Both women value relationships. Jennifer says, “If I make friends with one of the farmers at the market and they say, ‘Hey, there will be a surplus, so drive by the farm tonight and pick up whatever you can grab,’ that is huge. But if we have a whole group of people do that, we can take it to a distribution center and then to families before the food spoils.”

But this is not all about charity. Meighen grows food herself. She honestly believes there are ways to structure a profitable business. She feels this kind of work with the community needs to be a part of a business plan, but that there are many ways to use extra yields and various price points. She asks that farmers start thinking about their community: who can’t get to my farm or my market? how accessible are we to whom? And then they can look at their business plans to find ways to wholesale products to partners who might be in a better position to serve low-income families. She is pragmatic and recommends that no one stretch their business plan too much. She just wants farmers to consider community partnerships in their plans.

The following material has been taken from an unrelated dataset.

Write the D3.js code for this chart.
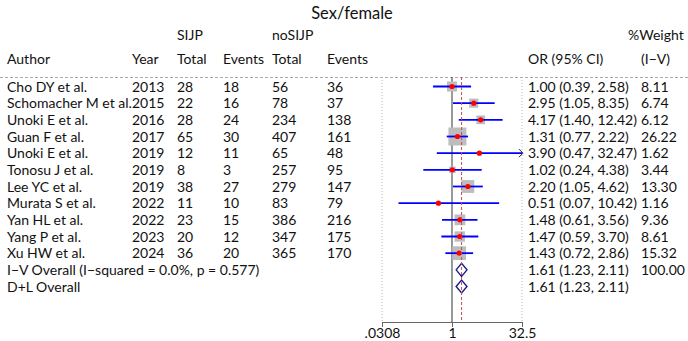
<!DOCTYPE html>
<html>
<head>
<meta charset="utf-8">
<script src="https://cdn.jsdelivr.net/npm/d3@7"></script>
<style>
  body { margin: 0; background: #fff; }
  svg { display: block; font-family: Lato, sans-serif; }
  text { fill: #111; }
</style>
</head>
<body>
<div id="chart"></div>
<script>
// Study rows
const authors = ["Cho DY  et al.", "Schomacher M et al.", "Unoki E et al.", "Guan F et al.", "Unoki E et al.",
  "Tonosu J et al.", "Lee YC et al.", "Murata S et al.", "Yan HL et al.", "Yang P et al.", "Xu HW et al."];
const years = [2013, 2015, 2016, 2017, 2019, 2019, 2019, 2022, 2022, 2023, 2024];
const sijpTotal = [28, 22, 28, 65, 12, 8, 38, 11, 23, 20, 36];
const sijpEvents = [18, 16, 24, 30, 11, 3, 27, 10, 15, 12, 20];
const noTotal = [56, 78, 234, 407, 65, 257, 279, 83, 386, 347, 365];
const noEvents = [36, 37, 138, 161, 48, 95, 147, 79, 216, 175, 170];
const orVal = [1.00, 2.95, 4.17, 1.31, 3.90, 1.02, 2.20, 0.51, 1.48, 1.47, 1.43];
const ciLow = [0.39, 1.05, 1.40, 0.77, 0.47, 0.24, 1.05, 0.07, 0.61, 0.59, 0.72];
const ciHigh = [2.58, 8.35, 12.42, 2.22, 32.47, 4.38, 4.62, 10.42, 3.56, 3.70, 2.86];
const weights = [8.11, 6.74, 6.12, 26.22, 1.62, 3.44, 13.30, 1.16, 9.36, 8.61, 15.32];

// Pooled rows
const pooledLabels = ["I\u2212V Overall  (I\u2212squared = 0.0%, p = 0.577)", "D+L Overall"];
const pooledOr = [1.61, 1.61];
const pooledLow = [1.23, 1.23];
const pooledHigh = [2.11, 2.11];
const pooledWeight = ["100.00", ""];

// Axis
const tickValues = [0.0308, 1, 32.5];
const tickLabels = [".0308", "1", "32.5"];

const W = 688, H = 341;
const fs = "14px";

const svg = d3.select("#chart").append("svg")
  .attr("width", W)
  .attr("height", H);

const x = d3.scaleLog()
  .domain([tickValues[0], tickValues[2]])
  .range([382, 522]);

const nRows = authors.length + pooledLabels.length;
const y = d3.scalePoint()
  .domain(d3.range(nRows))
  .range([86.5, 286.5]);

const fmt = d3.format(".2f");
const ciText = (o, l, h) => `${fmt(o)} (${fmt(l)}, ${fmt(h)})`;

// Title
svg.append("text")
  .attr("x", 352).attr("y", 19)
  .attr("text-anchor", "middle")
  .style("font-size", "16.5px")
  .text("Sex/female");

// Headers
const cols = { author: 7, year: 132, st: 177, se: 223, nt: 272, ne: 327, or: 528, w: 641 };
const head1 = [["SIJP", cols.st], ["noSIJP", cols.nt], ["%Weight", 628]];
const head2 = [["Author", cols.author], ["Year", cols.year], ["Total", cols.st], ["Events", cols.se],
  ["Total", cols.nt], ["Events", cols.ne], ["OR (95% CI)", cols.or], ["(I\u2212V)", cols.w]];
head1.forEach(([t, cx]) => svg.append("text").attr("x", cx).attr("y", 40).style("font-size", fs).text(t));
head2.forEach(([t, cx]) => svg.append("text").attr("x", cx).attr("y", 64).style("font-size", fs).text(t));

// dashed separator
svg.append("line")
  .attr("x1", 0).attr("x2", W)
  .attr("y1", 77.5).attr("y2", 77.5)
  .attr("stroke", "#aaa").attr("stroke-dasharray", "3,2");

const plotTop = 77, plotBottom = 322;

// dotted edge gridlines
[tickValues[0], tickValues[2]].forEach(v => {
  svg.append("line")
    .attr("x1", x(v)).attr("x2", x(v))
    .attr("y1", plotTop).attr("y2", plotBottom)
    .attr("stroke", "#bbb").attr("stroke-dasharray", "1,2");
});

// null line
svg.append("line")
  .attr("x1", x(1)).attr("x2", x(1))
  .attr("y1", plotTop).attr("y2", plotBottom)
  .attr("stroke", "#555").attr("stroke-width", 1.2);

// study rows
const boxK = 18 / Math.sqrt(d3.max(weights));
authors.forEach((a, i) => {
  const cy = y(i);
  const tb = cy + 5;
  [[a, cols.author], [years[i], cols.year], [sijpTotal[i], cols.st], [sijpEvents[i], cols.se],
   [noTotal[i], cols.nt], [noEvents[i], cols.ne],
   [ciText(orVal[i], ciLow[i], ciHigh[i]), cols.or], [fmt(weights[i]), cols.w]]
    .forEach(([t, cx]) => svg.append("text").attr("x", cx).attr("y", tb).style("font-size", fs).text(t));

  const s = boxK * Math.sqrt(weights[i]);
  svg.append("rect")
    .attr("x", x(orVal[i]) - s / 2).attr("y", cy - s / 2)
    .attr("width", s).attr("height", s)
    .attr("fill", "#bdbdbd");

  const hiClamp = Math.min(ciHigh[i], tickValues[2]);
  svg.append("line")
    .attr("x1", x(ciLow[i])).attr("x2", x(hiClamp))
    .attr("y1", cy).attr("y2", cy)
    .attr("stroke", "#0000ff").attr("stroke-width", 1.8);

  if (ciHigh[i] > tickValues[2] * 0.99) {
    const ax = x(tickValues[2]);
    svg.append("path")
      .attr("d", `M${ax - 3},${cy - 4}L${ax + 1},${cy}L${ax - 3},${cy + 4}`)
      .attr("fill", "none").attr("stroke", "#222").attr("stroke-width", 1);
  }

  svg.append("circle")
    .attr("cx", x(orVal[i])).attr("cy", cy).attr("r", 2.6)
    .attr("fill", "#ff0000");
});

// pooled rows
pooledLabels.forEach((lab, j) => {
  const cy = y(authors.length + j);
  const tb = cy + 5;
  svg.append("text").attr("x", cols.author).attr("y", tb).style("font-size", fs).text(lab);
  svg.append("text").attr("x", cols.or).attr("y", tb).style("font-size", fs)
    .text(ciText(pooledOr[j], pooledLow[j], pooledHigh[j]));
  svg.append("text").attr("x", cols.w).attr("y", tb).style("font-size", fs).text(pooledWeight[j]);

  const cx = x(pooledOr[j]);
  svg.append("path")
    .attr("d", `M${x(pooledLow[j])},${cy}L${cx},${cy - 6.5}L${x(pooledHigh[j])},${cy}L${cx},${cy + 6.5}Z`)
    .attr("fill", "#fff").attr("stroke", "#1a1a8c").attr("stroke-width", 1.4);
});

// overall effect dashed line
svg.append("line")
  .attr("x1", x(pooledOr[0])).attr("x2", x(pooledOr[0]))
  .attr("y1", plotTop).attr("y2", plotBottom)
  .attr("stroke", "#c05050").attr("stroke-width", 1)
  .attr("stroke-dasharray", "3,2");

// x axis
const axis = svg.append("g")
  .attr("transform", `translate(0,${plotBottom})`)
  .call(d3.axisBottom(x).tickValues(tickValues).tickFormat((d, i) => tickLabels[i]).tickSizeOuter(0).tickSize(5));
axis.select(".domain").attr("stroke", "#666");
axis.selectAll(".tick line").attr("stroke", "#666");
axis.selectAll(".tick text")
  .style("font-family", "Lato, sans-serif")
  .style("font-size", fs)
  .attr("dy", "0.6em")
  .attr("fill", "#111");
</script>
</body>
</html>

When I probe about the elitism of the movement, Meighen replies, “There is a market for people of wealth to purchase at higher prices. That is their [producers’] value market. We don’t need to alienate producers who cater to that market or consumers who choose that life. There is a market for anything. That is their choice. Is it elitist? Well, you could say that about anything in our lives! Local food doesn’t just have to live in one place. It can live everywhere!”

Meighen is pragmatic in more ways than one.